___ Records shown ___
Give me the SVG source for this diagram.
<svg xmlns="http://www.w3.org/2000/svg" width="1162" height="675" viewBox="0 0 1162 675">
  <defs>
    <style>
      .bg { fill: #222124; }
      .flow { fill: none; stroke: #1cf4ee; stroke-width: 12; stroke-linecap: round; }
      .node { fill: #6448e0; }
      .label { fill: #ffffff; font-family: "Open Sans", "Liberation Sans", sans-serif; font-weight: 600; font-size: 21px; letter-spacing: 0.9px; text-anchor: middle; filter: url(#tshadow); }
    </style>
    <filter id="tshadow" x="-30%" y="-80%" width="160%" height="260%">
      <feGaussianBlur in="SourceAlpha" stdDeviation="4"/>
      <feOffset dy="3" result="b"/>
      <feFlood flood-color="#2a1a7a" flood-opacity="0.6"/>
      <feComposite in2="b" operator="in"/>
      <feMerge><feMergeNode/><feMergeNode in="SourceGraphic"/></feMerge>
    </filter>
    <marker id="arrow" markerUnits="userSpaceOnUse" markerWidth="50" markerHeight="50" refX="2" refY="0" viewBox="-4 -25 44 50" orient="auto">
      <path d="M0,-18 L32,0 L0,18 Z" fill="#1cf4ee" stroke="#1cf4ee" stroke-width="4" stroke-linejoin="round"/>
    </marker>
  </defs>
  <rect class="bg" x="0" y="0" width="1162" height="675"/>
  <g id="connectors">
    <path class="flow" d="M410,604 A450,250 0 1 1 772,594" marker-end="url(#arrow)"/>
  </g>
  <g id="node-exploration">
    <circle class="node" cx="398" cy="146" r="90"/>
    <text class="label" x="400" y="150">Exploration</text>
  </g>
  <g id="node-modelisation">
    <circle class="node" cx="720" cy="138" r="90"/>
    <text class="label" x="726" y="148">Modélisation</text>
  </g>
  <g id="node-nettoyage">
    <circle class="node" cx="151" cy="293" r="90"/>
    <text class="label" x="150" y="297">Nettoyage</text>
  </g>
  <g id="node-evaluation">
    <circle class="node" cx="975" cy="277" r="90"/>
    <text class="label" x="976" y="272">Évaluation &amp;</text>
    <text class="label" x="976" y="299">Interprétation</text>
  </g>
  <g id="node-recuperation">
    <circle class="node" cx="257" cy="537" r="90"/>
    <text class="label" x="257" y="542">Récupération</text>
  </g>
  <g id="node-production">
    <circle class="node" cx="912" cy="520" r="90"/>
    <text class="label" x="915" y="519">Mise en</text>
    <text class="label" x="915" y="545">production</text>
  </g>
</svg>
___
___ Records shown ___
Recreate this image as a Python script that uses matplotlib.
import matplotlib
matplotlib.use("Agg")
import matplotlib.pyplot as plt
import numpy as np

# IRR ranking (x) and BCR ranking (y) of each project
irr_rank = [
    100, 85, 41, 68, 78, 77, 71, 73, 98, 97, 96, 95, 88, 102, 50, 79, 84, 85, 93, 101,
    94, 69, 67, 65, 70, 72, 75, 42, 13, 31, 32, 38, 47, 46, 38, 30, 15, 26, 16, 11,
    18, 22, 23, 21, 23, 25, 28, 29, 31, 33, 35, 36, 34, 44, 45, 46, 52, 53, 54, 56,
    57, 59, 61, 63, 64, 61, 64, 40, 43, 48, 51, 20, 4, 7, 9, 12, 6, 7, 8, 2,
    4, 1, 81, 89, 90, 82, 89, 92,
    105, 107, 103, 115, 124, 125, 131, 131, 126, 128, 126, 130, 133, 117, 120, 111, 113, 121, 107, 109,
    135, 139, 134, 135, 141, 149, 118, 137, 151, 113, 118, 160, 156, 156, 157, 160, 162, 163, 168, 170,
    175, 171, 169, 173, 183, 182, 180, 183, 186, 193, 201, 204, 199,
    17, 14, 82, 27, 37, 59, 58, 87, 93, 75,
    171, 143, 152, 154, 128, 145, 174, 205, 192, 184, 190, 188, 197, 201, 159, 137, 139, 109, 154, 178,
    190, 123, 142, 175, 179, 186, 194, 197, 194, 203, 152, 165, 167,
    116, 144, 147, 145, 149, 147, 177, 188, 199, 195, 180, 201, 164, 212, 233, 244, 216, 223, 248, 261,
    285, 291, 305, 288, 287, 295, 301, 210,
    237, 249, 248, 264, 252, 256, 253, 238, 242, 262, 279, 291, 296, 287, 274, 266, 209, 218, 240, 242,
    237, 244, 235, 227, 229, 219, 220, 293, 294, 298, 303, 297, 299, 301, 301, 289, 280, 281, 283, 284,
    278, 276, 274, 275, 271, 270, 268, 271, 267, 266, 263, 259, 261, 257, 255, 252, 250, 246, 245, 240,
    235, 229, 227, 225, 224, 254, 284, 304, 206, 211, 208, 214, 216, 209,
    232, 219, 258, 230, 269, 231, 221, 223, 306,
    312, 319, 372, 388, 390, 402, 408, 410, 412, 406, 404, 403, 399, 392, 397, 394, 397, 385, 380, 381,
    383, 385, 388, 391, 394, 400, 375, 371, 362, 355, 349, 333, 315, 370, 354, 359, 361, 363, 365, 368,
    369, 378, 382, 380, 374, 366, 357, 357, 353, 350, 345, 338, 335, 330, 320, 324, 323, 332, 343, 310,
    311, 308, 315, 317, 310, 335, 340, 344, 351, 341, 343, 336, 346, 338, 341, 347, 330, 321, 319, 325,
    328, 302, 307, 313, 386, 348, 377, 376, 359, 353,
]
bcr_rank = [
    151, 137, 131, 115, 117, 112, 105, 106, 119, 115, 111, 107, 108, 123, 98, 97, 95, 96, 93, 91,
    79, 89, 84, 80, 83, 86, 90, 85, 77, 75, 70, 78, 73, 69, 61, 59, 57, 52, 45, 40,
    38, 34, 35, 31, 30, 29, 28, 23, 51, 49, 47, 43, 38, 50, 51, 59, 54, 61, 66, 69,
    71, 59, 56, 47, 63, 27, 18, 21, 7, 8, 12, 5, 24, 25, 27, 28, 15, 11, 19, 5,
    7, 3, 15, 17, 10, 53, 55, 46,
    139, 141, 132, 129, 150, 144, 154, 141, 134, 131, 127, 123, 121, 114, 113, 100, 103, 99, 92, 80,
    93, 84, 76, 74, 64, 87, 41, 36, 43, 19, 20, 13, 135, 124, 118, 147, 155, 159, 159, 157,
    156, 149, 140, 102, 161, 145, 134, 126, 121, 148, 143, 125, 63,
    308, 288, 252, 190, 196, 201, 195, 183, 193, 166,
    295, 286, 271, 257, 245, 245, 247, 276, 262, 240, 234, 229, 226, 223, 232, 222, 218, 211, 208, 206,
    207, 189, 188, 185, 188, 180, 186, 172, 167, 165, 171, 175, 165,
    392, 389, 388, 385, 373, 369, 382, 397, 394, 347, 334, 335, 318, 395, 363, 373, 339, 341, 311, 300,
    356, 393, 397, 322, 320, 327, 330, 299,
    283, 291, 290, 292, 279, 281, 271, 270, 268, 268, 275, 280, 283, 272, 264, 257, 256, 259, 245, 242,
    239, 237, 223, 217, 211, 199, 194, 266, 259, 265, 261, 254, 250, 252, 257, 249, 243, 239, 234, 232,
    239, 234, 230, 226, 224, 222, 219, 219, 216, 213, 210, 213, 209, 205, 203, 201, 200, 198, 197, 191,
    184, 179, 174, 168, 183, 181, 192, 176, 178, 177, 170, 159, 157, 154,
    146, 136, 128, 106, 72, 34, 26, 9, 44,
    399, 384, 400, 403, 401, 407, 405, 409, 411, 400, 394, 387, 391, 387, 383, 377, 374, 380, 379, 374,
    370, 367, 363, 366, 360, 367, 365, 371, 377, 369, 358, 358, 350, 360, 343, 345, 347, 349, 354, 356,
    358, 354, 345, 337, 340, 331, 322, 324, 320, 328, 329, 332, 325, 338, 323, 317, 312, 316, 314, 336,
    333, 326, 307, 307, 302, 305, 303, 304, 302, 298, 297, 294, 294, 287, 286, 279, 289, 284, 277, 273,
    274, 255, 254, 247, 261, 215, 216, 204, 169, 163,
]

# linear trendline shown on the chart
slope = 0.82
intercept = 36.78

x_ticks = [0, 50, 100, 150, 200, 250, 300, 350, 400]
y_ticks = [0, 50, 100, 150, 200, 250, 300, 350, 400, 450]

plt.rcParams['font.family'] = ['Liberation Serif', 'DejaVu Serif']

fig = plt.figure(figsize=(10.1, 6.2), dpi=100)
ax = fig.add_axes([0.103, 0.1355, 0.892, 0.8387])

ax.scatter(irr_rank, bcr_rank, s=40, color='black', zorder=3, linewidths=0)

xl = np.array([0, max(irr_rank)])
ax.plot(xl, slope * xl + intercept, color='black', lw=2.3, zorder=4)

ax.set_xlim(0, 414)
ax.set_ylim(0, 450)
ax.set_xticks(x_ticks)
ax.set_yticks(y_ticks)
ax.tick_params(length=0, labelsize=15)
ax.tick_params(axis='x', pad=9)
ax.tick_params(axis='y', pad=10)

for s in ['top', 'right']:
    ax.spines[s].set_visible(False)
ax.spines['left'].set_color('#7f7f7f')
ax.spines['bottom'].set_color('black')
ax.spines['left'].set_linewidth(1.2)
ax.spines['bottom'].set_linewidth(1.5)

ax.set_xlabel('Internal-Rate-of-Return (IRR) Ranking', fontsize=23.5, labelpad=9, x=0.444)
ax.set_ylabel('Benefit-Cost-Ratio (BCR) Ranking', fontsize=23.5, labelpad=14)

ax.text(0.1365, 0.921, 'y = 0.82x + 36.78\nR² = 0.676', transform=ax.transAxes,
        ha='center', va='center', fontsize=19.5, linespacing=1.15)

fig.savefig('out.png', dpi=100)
___
◆ Objective: Make an exact transcription of the lines from the line with "Recreate this image" through the line with "import numpy as np", inclusive, omitting all others.

◆ Answer for the task:
Recreate this image as a Python script that uses matplotlib.
import matplotlib
matplotlib.use("Agg")
import matplotlib.pyplot as plt
import numpy as np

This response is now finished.